The gun is confirmed as a 5" Mk45 /54, as expected. In spite of my patriotic prejudice, this is not a bad choice.

The main self-defence weapon is the Sea Ceptor (CAMM), which is already being planned for the Type 23s' existing launchers as they reach their final upgrades: two silos of 24 each. It's not actually in service yet but seems to be getting close.

Radar is now confirmed as the Type 997 ARTISAN, a decent all-round performer already installed on Type 23s.

The towed array sonar Type 2087 hasn't changed (again, it's on the Type 23s). The bow sonar isn't formally confirmed but rumours suggest a Type 2050, yet again taken from the Type 23s. (But it's getting a new dome. Woo.)

There are no plans for ship-launched torpedoes; the only anti-submarine capability will come from the helicopters. There's an argument to be made for that (to use small shipborne torpedoes against a submarine you need to have survived the submarine's big anti-ship torpedoes), but it's an unusual decision.
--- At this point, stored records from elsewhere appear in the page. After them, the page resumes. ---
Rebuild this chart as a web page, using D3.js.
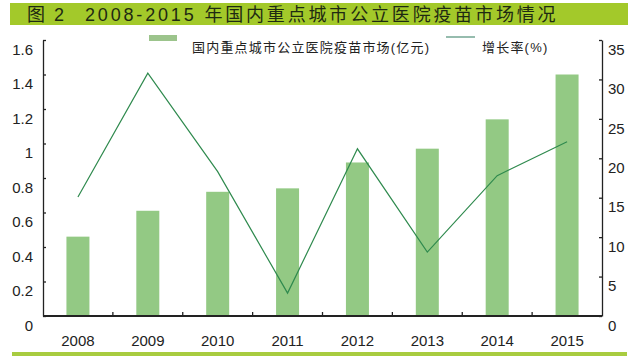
<!DOCTYPE html>
<html lang="zh">
<head>
<meta charset="UTF-8">
<title>2008-2015 疫苗市场</title>
<script src="https://d3js.org/d3.v7.min.js"></script>
<style>
    body { margin: 0; background: #fff; }
    svg text { font-family: "Liberation Sans", Arial, "Noto Sans CJK SC", sans-serif; }
</style>
</head>
<body>
<svg width="640" height="362"></svg>
<script>
    var years = ["2008", "2009", "2010", "2011", "2012", "2013", "2014", "2015"];
    var market = [0.46, 0.61, 0.72, 0.74, 0.89, 0.97, 1.14, 1.40];   // 亿元
    var growth = [15.1, 30.8, 18.3, 2.9, 21.2, 8.1, 17.8, 22.1];     // %
    var leftTicks = [0, 0.2, 0.4, 0.6, 0.8, 1, 1.2, 1.4, 1.6];
    var rightTicks = [0, 5, 10, 15, 20, 25, 30, 35];

    var svg = d3.select("svg");
    var plotLeft = 43, plotRight = 602, plotTop = 40, plotBottom = 316;

    var x = d3.scaleBand().domain(years).range([plotLeft, plotRight]).padding(0);
    var yL = d3.scaleLinear().domain([0, 1.6]).range([plotBottom, plotTop]);
    var yR = d3.scaleLinear().domain([0, 35]).range([plotBottom, plotTop]);
    var barW = 23;

    // title bar
    svg.append("rect").attr("x", 10).attr("y", 3).attr("width", 618).attr("height", 22)
        .attr("fill", "#a3c92a");
    svg.append("text").attr("x", 27).attr("y", 21).attr("font-size", 18)
        .attr("letter-spacing", 2).attr("fill", "#1e2a12").text("图 2");
    svg.append("text").attr("x", 85).attr("y", 21).attr("font-size", 18)
        .attr("letter-spacing", 2.4).attr("fill", "#1e2a12")
        .text("2008-2015 年国内重点城市公立医院疫苗市场情况")
        .attr("textLength", 473).attr("lengthAdjust", "spacing");

    // bottom rule
    svg.append("rect").attr("x", 12).attr("y", 352).attr("width", 615).attr("height", 4)
        .attr("fill", "#a8cc40");

    // bars
    svg.selectAll(".bar")
        .data(years)
        .enter().append("rect")
        .attr("class", "bar")
        .attr("x", function (d) { return x(d) + (x.bandwidth() - barW) / 2; })
        .attr("y", function (d, i) { return yL(market[i]); })
        .attr("width", barW)
        .attr("height", function (d, i) { return plotBottom - yL(market[i]); })
        .attr("fill", "#93c984");

    // growth line
    var line = d3.line()
        .x(function (d, i) { return x(years[i]) + x.bandwidth() / 2; })
        .y(function (d) { return yR(d); });
    svg.append("path").datum(growth)
        .attr("d", line)
        .attr("fill", "none")
        .attr("stroke", "#2f8a4e")
        .attr("stroke-width", 1.2);

    // left axis
    var gL = svg.append("g").attr("transform", "translate(" + plotLeft + ",0)")
        .call(d3.axisLeft(yL).tickValues(leftTicks).tickSizeInner(-3).tickSizeOuter(0).tickPadding(10)
            .tickFormat(function (d) { return d; }));
    gL.selectAll("text").attr("dy", "0.95em").attr("font-size", 15).attr("fill", "#222");

    // right axis
    var gR = svg.append("g").attr("transform", "translate(" + plotRight + ",0)")
        .call(d3.axisRight(yR).tickValues(rightTicks).tickSizeInner(-3).tickSizeOuter(0).tickPadding(6));
    gR.selectAll("text").attr("dy", "0.95em").attr("font-size", 15).attr("fill", "#222");

    svg.selectAll(".domain").attr("stroke", "#222").attr("stroke-width", 1.3);
    svg.selectAll(".tick line").attr("stroke", "#222").attr("stroke-width", 1.3);

    // bottom axis: baseline, inner ticks at band boundaries, year labels
    svg.append("line").attr("x1", plotLeft).attr("x2", plotRight).attr("y1", plotBottom).attr("y2", plotBottom)
        .attr("stroke", "#222").attr("stroke-width", 2);
    svg.selectAll(".xtick")
        .data(years.slice(1))
        .enter().append("line")
        .attr("x1", function (d) { return x(d); })
        .attr("x2", function (d) { return x(d); })
        .attr("y1", plotBottom).attr("y2", plotBottom - 4)
        .attr("stroke", "#222").attr("stroke-width", 1.3);
    svg.selectAll(".xlabel")
        .data(years)
        .enter().append("text")
        .attr("x", function (d) { return x(d) + x.bandwidth() / 2; })
        .attr("y", plotBottom + 30)
        .attr("text-anchor", "middle")
        .attr("font-size", 15)
        .attr("fill", "#222")
        .text(function (d) { return d; });

    // legend
    svg.append("rect").attr("x", 149).attr("y", 35).attr("width", 28).attr("height", 6)
        .attr("fill", "#9cc48c");
    svg.append("text").attr("x", 192).attr("y", 52).attr("font-size", 13)
        .attr("letter-spacing", 1.2).attr("fill", "#222")
        .text("国内重点城市公立医院疫苗市场(亿元)");
    svg.append("line").attr("x1", 446).attr("x2", 475).attr("y1", 37).attr("y2", 37)
        .attr("stroke", "#4f8f78").attr("stroke-width", 1.2);
    svg.append("text").attr("x", 482).attr("y", 52).attr("font-size", 13)
        .attr("letter-spacing", 1.2).attr("fill", "#222")
        .text("增长率(%)");
</script>
</body>
</html>
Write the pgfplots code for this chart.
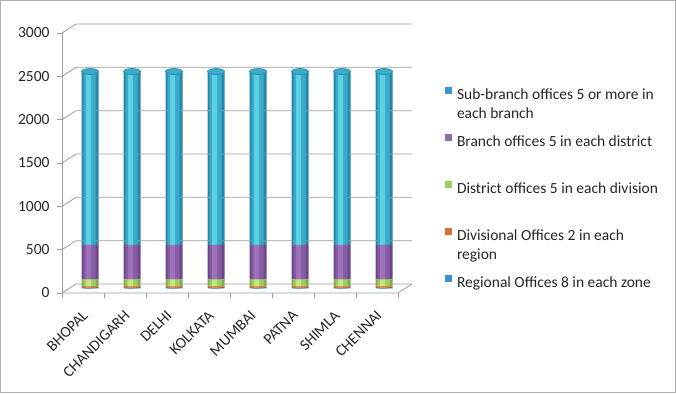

The mission bay is retained, and I'm still interested to see how that will get used. The latest rendering shows an exposed gallery aft of the bridge, which at least gives some flexibility even if the midships deck per se is gone.

It's not at all clear why the final cost of the eight ships will be somewhere around 5.6 US-billion pounds (£700m per ship). (That's the "3.7 billion pounds" that's just been announced, plus the 1.9 already spent.) The French variant of the FREMM (Georges Leygues class) is running at €670m, about £580m at current rates, but that has a new radar, Aster 15s and SCALP, not to mention torpedoes; Type 26, in spite of its sexy appearance, is a vastly more conservative design. All the big expensive bits are already in service, some of them for decades, and don't need any new development. Even much of the physical hardware (radar, Sea Ceptor tubes, sonars) will be taken from the Type 23s as they're retired, to fit out the new ships.

So why is this ship so expensive? Because the construction is being split across two yards (Govan and Scotstown)? Or plain old profiteering?

Tags: naval type 26

See also:
Type 26 Global Combat Ship early impressions


  1. Posted by Owen Smith at 10:13pm on 22 July 2017

    Is the French version the same ship with different fit out? I haven't been following this particular disaster.

  2. Posted by RogerBW at 12:04am on 23 July 2017

    No, the FREMM is the modern (2012) French/Italian frigate design, which has also been sold to Morocco, Greece, Egypt and Australia. The point is it's a broadly similar class to the Type 26 in size and role (though the FREMM is multi-purpose, having general purpose, anti-submarine and anti-air variants) at a significantly lower cost.

    To be brutally fair, it also doesn't offer an IEP variant, though the Italian one has CODLAG.